Uno cambia conforme van cambiando los discos, los grupos
de música y las listas de reproducción que escucha. No cambiamos tanto. Si
atiendo a los temas que más he escuchado en los últimos tres años, según mi Spotify,
no he cambiado en absoluto por mucho dinero que haya invertido en renovar mi armario. Si
hay algo que cambia de forma acelerada y conforme al ritmo de las demandas de las exigencias del mercado y la patronal es la
plantilla del Granada, como lo hacía en su momento el Atlético de Jesús Gil, un
universo nuevo cada nueve meses, despido barato y exigencia máxima. Cambiar, mejorar constantemente, actualizarnos,
optimizarnos para estar al día es un mensaje que nos llega continuamente y por todos los flancos. Sin embargo, aquí
estoy yo parado en el tiempo, escuchando la misma música desde hace años a la par que atiendo las labores domésticas. Me
piden que me recicle, que aprovevche este período para ponerme al día, porque el mundo cambia y pretenden
que resuelva este problema solito para que me haga responsable de mis propias pesadillas. Estoy haciendo una forrmación online de marketing pero me parece más un curso de inglés, y, a la vez, estoy pendiente de terminar mi solicitud de admisión
para un máster en una prestigiosa escuela de negocios para la que he tenido que
redactar, ojo al nombre, una carta de motivación. Algo así como contestarle al
padre de tu novia a su interrogatorio sobre las intenciones que albergas con su hija o las respuestas tipo que ofreces a tu presidente en el Footboall Manager. Estoy en ello y la documentación está lista, estoy pendiente de que me llegue mi diploma
del Estado de Alarma para adjuntarlo y que aumenten así mis posibilidades
de acceso.
La última carta que escribí la escribí con trece años, el
verano del Mundial del 94, pocos días después de que la Italia de Baggio
nos eliminara en cuartos. Me acuerdo que la escribí con mi camiseta recién
comprada de nuestro verdugo y que, con ella puesta, me sentía un provocador en
su primera acción antisistema. Era una acción de bajo riesgo y poca exposición
al hacerla en pleno verano en Torremolinos pero, a mi manera, ahí queda para
mi biografía mi primer acto de rebelión paseando arriba y abajo por la calle
San Miguel, como un hincha de River en la Bombonera, con la mirada endurecida, Mano Negra sonando en mis walkman, la
sonrisa contenida, un bigote incipiente y los restos de un Frigopié en la
comisura de los labios. Ahora, seis Mundiales después, escribo una carta de
motivación repleta de pensamientos positivos, hablando de oportunidades, mi
pasión por afrontar nuevos retos y de mi capacidad mental para tratar cada
problema como un desafío. He añadido un también un pequeño apartado para que
quede bien a las claras que tengo una vida repleta de felicidad y cargada de
significado. He guardado unas líneas para la honestidad, admitiendo que tengo
algunas limitaciones bastante banales como el un cierto desorden en mi espacio
de trabajo y mi gusto por las cosas bien hechas. Por último, he añadido un vínculo
a mi pinturero perfil de Linkedin para culminar en un in crescendo apoteósico.

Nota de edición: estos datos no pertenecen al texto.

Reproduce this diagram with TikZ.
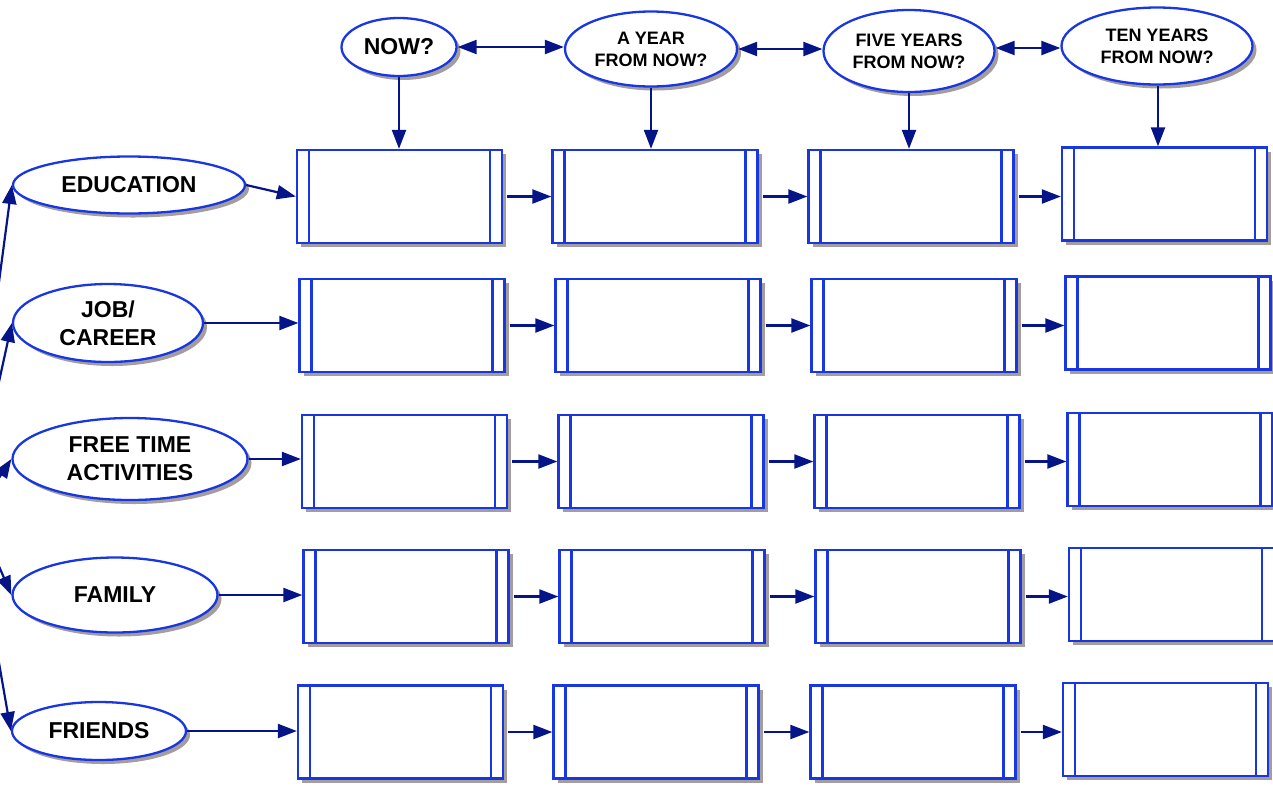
\documentclass[tikz,border=0pt]{standalone}
\usepackage{fontspec}
\setmainfont{Liberation Sans}
\usetikzlibrary{shapes.geometric,shadows,arrows.meta}
\definecolor{navy}{RGB}{5,20,135}
\definecolor{edgeblue}{RGB}{25,55,225}
\definecolor{shadowc}{RGB}{163,157,157}
\tikzset{
  ell/.style={ellipse, draw=edgeblue, line width=2.3pt, fill=white, inner sep=0pt,
    align=center, text=black,
    drop shadow={shadow xshift=4pt, shadow yshift=-4pt, fill=shadowc, opacity=1}},
  bigtxt/.style={font=\fontsize{23}{28}\selectfont\bfseries},
  smalltxt/.style={font=\fontsize{18}{22}\selectfont\bfseries},
  lifebox/.style={rectangle, draw=edgeblue, line width=2.3pt, fill=white, inner sep=0pt,
    minimum width=205pt, minimum height=93pt,
    drop shadow={shadow xshift=4pt, shadow yshift=-4pt, fill=shadowc, opacity=1},
    path picture={\draw[edgeblue, line width=2.3pt]
      ([xshift=12pt]path picture bounding box.north west) -- ([xshift=12pt]path picture bounding box.south west)
      ([xshift=-12pt]path picture bounding box.north east) -- ([xshift=-12pt]path picture bounding box.south east);}},
  arr/.style={draw=navy, line width=2.2pt, -{Triangle[length=19pt,width=14pt]}},
  darr/.style={draw=navy, line width=2.2pt, {Triangle[length=19pt,width=14pt]}-{Triangle[length=19pt,width=14pt]}}
}
\begin{document}
\begin{tikzpicture}[x=1pt,y=-1pt]
\useasboundingbox (0,0) rectangle (1273,785);
\clip (0,0) rectangle (1273,785);

% top ellipses
\node[ell, bigtxt, minimum width=115pt, minimum height=58pt] (now) at (399,47) {NOW?};
\node[ell, smalltxt, minimum width=172pt, minimum height=75pt] (year) at (651,49) {A YEAR\\FROM NOW?};
\node[ell, smalltxt, minimum width=171pt, minimum height=82pt] (five) at (909,51) {FIVE YEARS\\FROM NOW?};
\node[ell, smalltxt, minimum width=191pt, minimum height=77pt] (ten) at (1157,46) {TEN YEARS\\FROM NOW?};

% left ellipses
\node[ell, bigtxt, minimum width=232pt, minimum height=57pt] (edu) at (129,185) {EDUCATION};
\node[ell, bigtxt, minimum width=190pt, minimum height=78pt] (job) at (108,323) {JOB/\\CAREER};
\node[ell, bigtxt, minimum width=235pt, minimum height=82pt] (free) at (130,459) {FREE TIME\\ACTIVITIES};
\node[ell, bigtxt, minimum width=205pt, minimum height=75pt] (fam) at (115,595) {FAMILY};
\node[ell, bigtxt, minimum width=174pt, minimum height=58pt] (fri) at (99,731) {FRIENDS};

% boxes
\node[lifebox] (b11) at (399.5,196.5) {};
\node[lifebox] (b12) at (655,196.5) {};
\node[lifebox] (b13) at (911,196.5) {};
\node[lifebox] (b14) at (1164.5,194) {};

\node[lifebox] (b21) at (402,325.5) {};
\node[lifebox] (b22) at (658,325.5) {};
\node[lifebox] (b23) at (914,325.5) {};
\node[lifebox] (b24) at (1168,323) {};

\node[lifebox] (b31) at (404.5,461.5) {};
\node[lifebox] (b32) at (661,461.5) {};
\node[lifebox] (b33) at (917,461.5) {};
\node[lifebox] (b34) at (1170,459.5) {};

\node[lifebox] (b41) at (406,596.5) {};
\node[lifebox] (b42) at (662,596.5) {};
\node[lifebox] (b43) at (918,596.5) {};
\node[lifebox] (b44) at (1171.5,594.5) {};

\node[lifebox] (b51) at (400.5,732) {};
\node[lifebox] (b52) at (656,732) {};
\node[lifebox] (b53) at (913,732) {};
\node[lifebox] (b54) at (1165.5,729.5) {};

% top double arrows (horizontal)
\draw[darr] (now.east) -- (now.east -| year.west);
\draw[darr] (year.east) -- (year.east -| five.west);
\draw[darr] (ten.west |- five.east) ++(0,-3) coordinate (t3) (five.east |- t3) -- (t3);

% vertical arrows
\draw[arr] (now.south) -- (now.south |- b11.north);
\draw[arr] (year.south) -- (year.south |- b12.north);
\draw[arr] (five.south) -- (five.south |- b13.north);
\draw[arr] ([xshift=1pt]ten.south) -- ([xshift=1pt]ten.south |- b14.north);

% ellipse to first box
\draw[arr] (edu.east) -- (b11.west);
\draw[arr] (job.east) -- (job.east -| b21.west);
\draw[arr] (free.east) -- (free.east -| b31.west);
\draw[arr] (fam.east) -- (fam.east -| b41.west);
\draw[arr] (fri.east) -- (fri.east -| b51.west);

% box to box
\foreach \r in {1,...,5}{
  \draw[arr, shorten <=4pt] (b\r1.east) -- (b\r1.east -| b\r2.west);
  \draw[arr, shorten <=4pt] (b\r2.east) -- (b\r2.east -| b\r3.west);
  \draw[arr, shorten <=4pt] (b\r3.east) -- (b\r3.east -| b\r4.west);
}

% incoming arrows from off-page
\coordinate (s1) at (-5,312);
\coordinate (s2) at (-5,400);
\coordinate (s3) at (-5,484);
\coordinate (s4) at (-5,557);
\coordinate (s5) at (-5,640);
\draw[arr] (s1) -- (edu.west);
\draw[arr] (s2) -- (job.west);
\draw[arr] (s3) -- (free.west);
\draw[arr] (s4) -- (fam.west);
\draw[arr] (s5) -- (fri.west);
\end{tikzpicture}
\end{document}
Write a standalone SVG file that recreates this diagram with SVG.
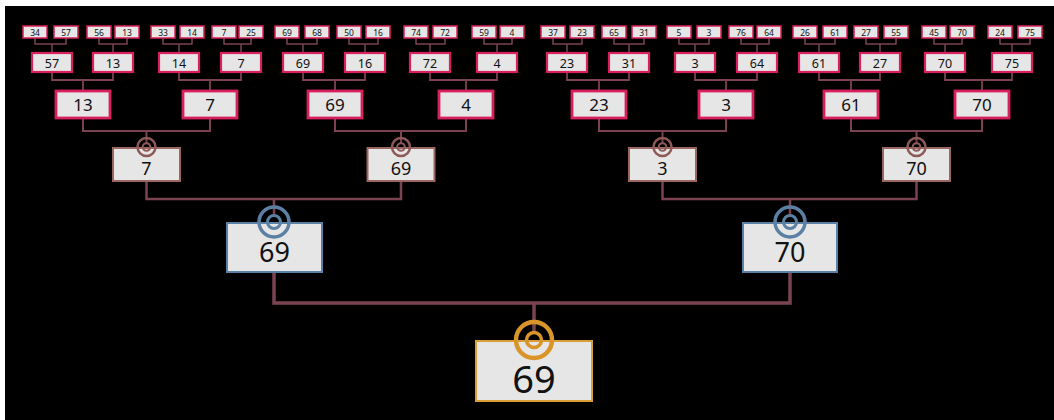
<svg xmlns="http://www.w3.org/2000/svg" width="1054" height="420" viewBox="0 0 1054 420">
<style>
.box{fill:#e6e6e6}
.b0{stroke:#d8205c;stroke-width:1.5}
.b1{stroke:#d8205c;stroke-width:2.2}
.b2{stroke:#d8205c;stroke-width:2.8}
.b3{stroke:#9a6661;stroke-width:2}
.b4{stroke:#5b80a5;stroke-width:2}
.b5{stroke:#d99e36;stroke-width:2}
text{font-family:"Noto Sans","Liberation Sans",sans-serif;fill:#111;text-anchor:middle}
.t0{font-size:8.5px}
.t1{font-size:12.5px}
.t2{font-size:17px}
.t3{font-size:18px}
.t4{font-size:27px}
.t5{font-size:38px}
.c{fill:none;stroke:#7b4352}
.r{fill:none}
.r3{stroke:#8e5a58}
.r4{stroke:#5c80a4}
.r5{stroke:#d9952a}
</style>
<rect x="0" y="0" width="1054" height="420" fill="#ffffff"/>
<rect x="5" y="6" width="1049" height="414" fill="#000000"/>
<g id="connectors">
<path class="c" stroke-width="1.5" d="M35 38V44H66V38M52 44V53 M99 38V44H127V38M113 44V53 M163 38V44H192V38M179 44V53 M224 38V44H251V38M241 44V53 M287 38V44H317V38M303 44V53 M349 38V44H378V38M365 44V53 M416 38V44H445V38M430 44V53 M484 38V44H512V38M497 44V53 M553 38V44H582V38M567 44V53 M614 38V44H644V38M629 44V53 M679 38V44H709V38M695 44V53 M741 38V44H769V38M757 44V53 M805 38V44H835V38M819 44V53 M866 38V44H896V38M880 44V53 M934 38V44H962V38M945 44V53 M1000 38V44H1030V38M1012 44V53"/>
<path class="c" stroke-width="1.8" d="M52 72V80H113V72M83 80V91 M179 72V80H241V72M210 80V91 M303 72V80H365V72M335 80V91 M430 72V80H497V72M466 80V91 M567 72V80H629V72M599 80V91 M695 72V80H757V72M726 80V91 M819 72V80H880V72M851 80V91 M945 72V80H1012V72M982 80V91"/>
<path class="c" stroke-width="2" d="M83 118V131H210V118M146.5 131V143 M335 118V131H466V118M401 131V143 M599 118V131H726V118M662.5 131V143 M851 118V131H982V118M916.5 131V143"/>
<path class="c" stroke-width="2.5" d="M146.5 181V199H401V181M274 199V216 M662.5 181V199H916.5V181M790 199V216"/>
<path class="c" stroke-width="3.5" stroke="#7a3553" d="M274 272V303H790V272M534 303V332"/>
</g>
<g id="n-l0">
<g id="leaf-1"><rect class="box b0" x="23" y="26" width="24" height="12"/><text class="t0" x="35" y="35.8">34</text></g>
<g id="leaf-2"><rect class="box b0" x="54" y="26" width="24" height="12"/><text class="t0" x="66" y="35.8">57</text></g>
<g id="leaf-3"><rect class="box b0" x="87" y="26" width="24" height="12"/><text class="t0" x="99" y="35.8">56</text></g>
<g id="leaf-4"><rect class="box b0" x="115" y="26" width="24" height="12"/><text class="t0" x="127" y="35.8">13</text></g>
<g id="leaf-5"><rect class="box b0" x="151" y="26" width="24" height="12"/><text class="t0" x="163" y="35.8">33</text></g>
<g id="leaf-6"><rect class="box b0" x="180" y="26" width="24" height="12"/><text class="t0" x="192" y="35.8">14</text></g>
<g id="leaf-7"><rect class="box b0" x="212" y="26" width="24" height="12"/><text class="t0" x="224" y="35.8">7</text></g>
<g id="leaf-8"><rect class="box b0" x="239" y="26" width="24" height="12"/><text class="t0" x="251" y="35.8">25</text></g>
<g id="leaf-9"><rect class="box b0" x="275" y="26" width="24" height="12"/><text class="t0" x="287" y="35.8">69</text></g>
<g id="leaf-10"><rect class="box b0" x="305" y="26" width="24" height="12"/><text class="t0" x="317" y="35.8">68</text></g>
<g id="leaf-11"><rect class="box b0" x="337" y="26" width="24" height="12"/><text class="t0" x="349" y="35.8">50</text></g>
<g id="leaf-12"><rect class="box b0" x="366" y="26" width="24" height="12"/><text class="t0" x="378" y="35.8">16</text></g>
<g id="leaf-13"><rect class="box b0" x="404" y="26" width="24" height="12"/><text class="t0" x="416" y="35.8">74</text></g>
<g id="leaf-14"><rect class="box b0" x="433" y="26" width="24" height="12"/><text class="t0" x="445" y="35.8">72</text></g>
<g id="leaf-15"><rect class="box b0" x="472" y="26" width="24" height="12"/><text class="t0" x="484" y="35.8">59</text></g>
<g id="leaf-16"><rect class="box b0" x="500" y="26" width="24" height="12"/><text class="t0" x="512" y="35.8">4</text></g>
<g id="leaf-17"><rect class="box b0" x="541" y="26" width="24" height="12"/><text class="t0" x="553" y="35.8">37</text></g>
<g id="leaf-18"><rect class="box b0" x="570" y="26" width="24" height="12"/><text class="t0" x="582" y="35.8">23</text></g>
<g id="leaf-19"><rect class="box b0" x="602" y="26" width="24" height="12"/><text class="t0" x="614" y="35.8">65</text></g>
<g id="leaf-20"><rect class="box b0" x="632" y="26" width="24" height="12"/><text class="t0" x="644" y="35.8">31</text></g>
<g id="leaf-21"><rect class="box b0" x="667" y="26" width="24" height="12"/><text class="t0" x="679" y="35.8">5</text></g>
<g id="leaf-22"><rect class="box b0" x="697" y="26" width="24" height="12"/><text class="t0" x="709" y="35.8">3</text></g>
<g id="leaf-23"><rect class="box b0" x="729" y="26" width="24" height="12"/><text class="t0" x="741" y="35.8">76</text></g>
<g id="leaf-24"><rect class="box b0" x="757" y="26" width="24" height="12"/><text class="t0" x="769" y="35.8">64</text></g>
<g id="leaf-25"><rect class="box b0" x="793" y="26" width="24" height="12"/><text class="t0" x="805" y="35.8">26</text></g>
<g id="leaf-26"><rect class="box b0" x="823" y="26" width="24" height="12"/><text class="t0" x="835" y="35.8">61</text></g>
<g id="leaf-27"><rect class="box b0" x="854" y="26" width="24" height="12"/><text class="t0" x="866" y="35.8">27</text></g>
<g id="leaf-28"><rect class="box b0" x="884" y="26" width="24" height="12"/><text class="t0" x="896" y="35.8">55</text></g>
<g id="leaf-29"><rect class="box b0" x="922" y="26" width="24" height="12"/><text class="t0" x="934" y="35.8">45</text></g>
<g id="leaf-30"><rect class="box b0" x="950" y="26" width="24" height="12"/><text class="t0" x="962" y="35.8">70</text></g>
<g id="leaf-31"><rect class="box b0" x="988" y="26" width="24" height="12"/><text class="t0" x="1000" y="35.8">24</text></g>
<g id="leaf-32"><rect class="box b0" x="1018" y="26" width="24" height="12"/><text class="t0" x="1030" y="35.8">75</text></g>
</g>
<g id="n-l1">
<g id="l1-1"><rect class="box b1" x="32" y="53" width="40" height="19"/><text class="t1" x="52" y="67.5">57</text></g>
<g id="l1-2"><rect class="box b1" x="93" y="53" width="40" height="19"/><text class="t1" x="113" y="67.5">13</text></g>
<g id="l1-3"><rect class="box b1" x="159" y="53" width="40" height="19"/><text class="t1" x="179" y="67.5">14</text></g>
<g id="l1-4"><rect class="box b1" x="221" y="53" width="40" height="19"/><text class="t1" x="241" y="67.5">7</text></g>
<g id="l1-5"><rect class="box b1" x="283" y="53" width="40" height="19"/><text class="t1" x="303" y="67.5">69</text></g>
<g id="l1-6"><rect class="box b1" x="345" y="53" width="40" height="19"/><text class="t1" x="365" y="67.5">16</text></g>
<g id="l1-7"><rect class="box b1" x="410" y="53" width="40" height="19"/><text class="t1" x="430" y="67.5">72</text></g>
<g id="l1-8"><rect class="box b1" x="477" y="53" width="40" height="19"/><text class="t1" x="497" y="67.5">4</text></g>
<g id="l1-9"><rect class="box b1" x="547" y="53" width="40" height="19"/><text class="t1" x="567" y="67.5">23</text></g>
<g id="l1-10"><rect class="box b1" x="609" y="53" width="40" height="19"/><text class="t1" x="629" y="67.5">31</text></g>
<g id="l1-11"><rect class="box b1" x="675" y="53" width="40" height="19"/><text class="t1" x="695" y="67.5">3</text></g>
<g id="l1-12"><rect class="box b1" x="737" y="53" width="40" height="19"/><text class="t1" x="757" y="67.5">64</text></g>
<g id="l1-13"><rect class="box b1" x="799" y="53" width="40" height="19"/><text class="t1" x="819" y="67.5">61</text></g>
<g id="l1-14"><rect class="box b1" x="860" y="53" width="40" height="19"/><text class="t1" x="880" y="67.5">27</text></g>
<g id="l1-15"><rect class="box b1" x="925" y="53" width="40" height="19"/><text class="t1" x="945" y="67.5">70</text></g>
<g id="l1-16"><rect class="box b1" x="992" y="53" width="40" height="19"/><text class="t1" x="1012" y="67.5">75</text></g>
</g>
<g id="n-l2">
<g id="l2-1"><rect class="box b2" x="56" y="91" width="54" height="27"/><text class="t2" x="83" y="111">13</text></g>
<g id="l2-2"><rect class="box b2" x="183" y="91" width="54" height="27"/><text class="t2" x="210" y="111">7</text></g>
<g id="l2-3"><rect class="box b2" x="308" y="91" width="54" height="27"/><text class="t2" x="335" y="111">69</text></g>
<g id="l2-4"><rect class="box b2" x="439" y="91" width="54" height="27"/><text class="t2" x="466" y="111">4</text></g>
<g id="l2-5"><rect class="box b2" x="572" y="91" width="54" height="27"/><text class="t2" x="599" y="111">23</text></g>
<g id="l2-6"><rect class="box b2" x="699" y="91" width="54" height="27"/><text class="t2" x="726" y="111">3</text></g>
<g id="l2-7"><rect class="box b2" x="824" y="91" width="54" height="27"/><text class="t2" x="851" y="111">61</text></g>
<g id="l2-8"><rect class="box b2" x="955" y="91" width="54" height="27"/><text class="t2" x="982" y="111">70</text></g>
</g>
<g id="n-l3">
<g id="l3-1"><rect class="box b3" x="113" y="148" width="67" height="33"/><text class="t3" x="146.5" y="175">7</text><circle class="r r3" cx="146.5" cy="147" r="9" stroke-width="2.5"/><circle class="r r3" cx="146.5" cy="147" r="3.8" stroke-width="2"/></g>
<g id="l3-2"><rect class="box b3" x="367.5" y="148" width="67" height="33"/><text class="t3" x="401" y="175">69</text><circle class="r r3" cx="401" cy="147" r="9" stroke-width="2.5"/><circle class="r r3" cx="401" cy="147" r="3.8" stroke-width="2"/></g>
<g id="l3-3"><rect class="box b3" x="629" y="148" width="67" height="33"/><text class="t3" x="662.5" y="175">3</text><circle class="r r3" cx="662.5" cy="147" r="9" stroke-width="2.5"/><circle class="r r3" cx="662.5" cy="147" r="3.8" stroke-width="2"/></g>
<g id="l3-4"><rect class="box b3" x="883" y="148" width="67" height="33"/><text class="t3" x="916.5" y="175">70</text><circle class="r r3" cx="916.5" cy="147" r="9" stroke-width="2.5"/><circle class="r r3" cx="916.5" cy="147" r="3.8" stroke-width="2"/></g>
</g>
<g id="n-l4">
<g id="l4-1"><rect class="box b4" x="227" y="223" width="95" height="49"/><text class="t4" x="274.5" y="262">69</text><circle class="r r4" cx="274" cy="222" r="15" stroke-width="3.5"/><circle class="r r4" cx="274" cy="222" r="6.5" stroke-width="3"/></g>
<g id="l4-2"><rect class="box b4" x="743" y="223" width="94" height="49"/><text class="t4" x="790" y="262">70</text><circle class="r r4" cx="790" cy="222" r="15" stroke-width="3.5"/><circle class="r r4" cx="790" cy="222" r="6.5" stroke-width="3"/></g>
</g>
<g id="root">
<rect class="box b5" x="476" y="341" width="116" height="60"/><text class="t5" x="534" y="393">69</text>
<circle class="r r5" cx="534" cy="340" r="18" stroke-width="4.5"/><circle class="r r5" cx="534" cy="340" r="7.5" stroke-width="3.5"/>
</g>
</svg>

Tengo claro que la respuesta va ser un sí rotundo a mi admisión.
Estoy en tal estado de euforia que, ayer, justo después de
aplaudir no puede esperar más y envié la carta. Apenas doce horas después me
han contestado diciéndome lo encantados que están con lo que les he contado, que por
supuesto estoy admitido y que creen que tengo muchísimo para aportar en el
máster. Rápidamente, me he apresurado a seguir adelante en mi proceso de
matriculación excepto, un último paso, el de mi cuenta bancaria para efectuar
los pagos. Es ahí, suspendido en se paso, donde me voy a quedar homenajeando
a Bartleby, el personaje de Melville. Y como él, cuando desde la
administración de la escuela me llamen para decirme que me apresure a completar
ese paso les responderé como él hacía a sus superiores “Preferiría no
hacerlo”. Lo hago porque, como las barreras en un lanzamiento de falta al
borde del área, alguien tiene que mantenerse quieto y firme para evitar otro gol por la escuadra. Re-sis-ten-cia.